Der Vergleich von Cannabis zum eher aggressiv machenden Alkohol drängt sich natürlich auf: Während es in Deutschland mit relativ wenig Geld möglich ist, sich im Supermarkt um die Ecke mit (hart-)alkoholischen Getränken einzudecken und bis zur Besinnungslosigkeit zu betrinken, ist selbst der Besitz von kleineren Mengen Cannabis bislang strafbar. Insofern ist auch nach der Gesetzesänderung die Eigenverantwortung aller Menschen gefragt, sich noch bewusster mit dem auseinanderzusetzen, was sie konsumieren.

Fazit

Der Gesetzesentwurf geht gerade im Hinblick auf die hohen Konsumentenzahlen zumindest in die richtige Richtung. Die aktuelle Gesetzeslage steht im Widerspruch zur tatsächlichen Lebensrealität in Deutschland. Die bislang vorherrschende strafrechtliche Verfolgung des Besitzes von Kleinstmengen wirkte zuletzt – gelinde formuliert – nahezu albern.

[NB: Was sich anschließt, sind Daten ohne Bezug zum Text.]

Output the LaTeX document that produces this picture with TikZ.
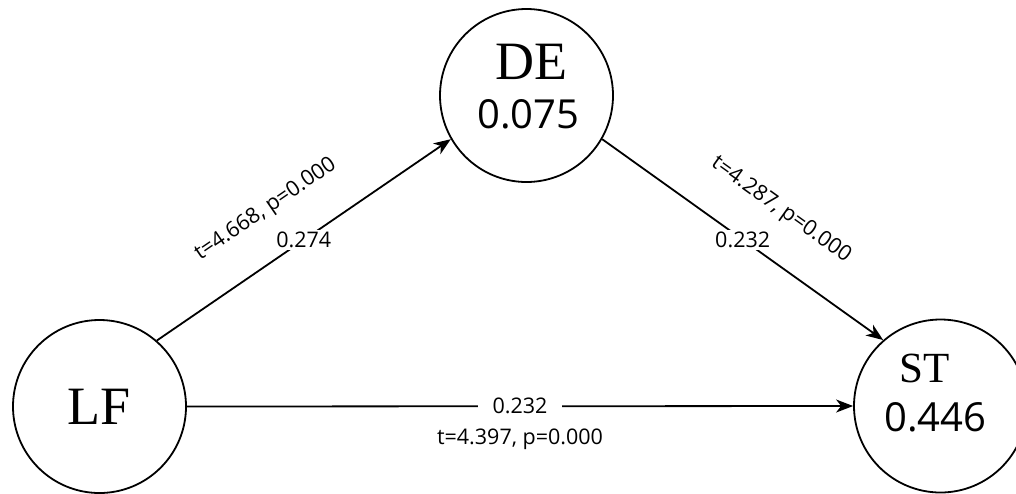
\documentclass[tikz,border=0pt]{standalone}
\usepackage{fontspec}
\setmainfont{Liberation Serif}
\newfontfamily\labsans{Open Sans}
\usetikzlibrary{arrows.meta}
\tikzset{
  circ/.style={circle, draw, line width=1.8pt, minimum size=173pt, inner sep=0pt},
  nm/.style={font=\fontsize{54}{54}\selectfont, inner sep=0pt, anchor=base},
  nms/.style={font=\fontsize{43}{43}\selectfont, inner sep=0pt, anchor=base},
  val/.style={font=\labsans\fontsize{40}{40}\selectfont, inner sep=0pt, anchor=base},
  edge/.style={line width=1.8pt, -{Stealth[length=17pt,width=13pt,inset=5pt]}},
  coef/.style={font=\labsans\fontsize{21.5}{21.5}\selectfont, fill=white, inner xsep=15pt, inner ysep=2pt},
  tlbl/.style={font=\labsans\fontsize{21.5}{21.5}\selectfont, inner sep=0pt}
}
\begin{document}
\begin{tikzpicture}[x=1pt,y=-1pt]
\useasboundingbox (0,0) rectangle (1016,493);
\node[circ, font=\fontsize{54}{54}\selectfont] (LF) at (99.5,406.5) {LF};
\node[circ] (DE) at (526.5,95.5) {};
\node[circ] (ST) at (940.5,406) {};
\node[nm] (DEn) at (531,79) {DE};
\node[val] (DEv) at (528.5,128) {0.075};
\node[nms] (STn) at (925,382) {ST};
\node[val] (STv) at (935.5,431) {0.446};
\draw[edge] (LF.49) -- node[coef, pos=0.5] (c1) {0.274}
  node[tlbl, pos=0.46, sloped, above=35pt] (t1) {t=4.668, p=0.000} (DE.210);
\draw[edge] (DE.-30) -- node[coef, pos=0.5] (c2) {0.232}
  node[tlbl, pos=0.54, sloped, above=35pt] (t2) {t=4.287, p=0.000} (ST.131);
\draw[edge] (LF.east) -- node[coef, pos=0.5] (c3) {0.232}
  node[tlbl, pos=0.5, below=22pt] (t3) {t=4.397, p=0.000} (ST.west);
\end{tikzpicture}
\end{document}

Ob der Schwarzmarkt durch die unklare Preisgestaltung tatsächlich ausgedünnt werden kann und ob möglicherweise psychische Erkrankungen durch höhere Konsumentenzahlen deutlich zunehmen werden, bleibt abzuwarten. Jedermann sollte sich jedoch vergegenwärtigen, dass Cannabis – ob legal oder illegal – nicht ungefährlich ist und die Nebenwirkungen im schlimmsten Falle fatal sein können, ebenso wie das beispielsweise bei Alkohol der Fall ist.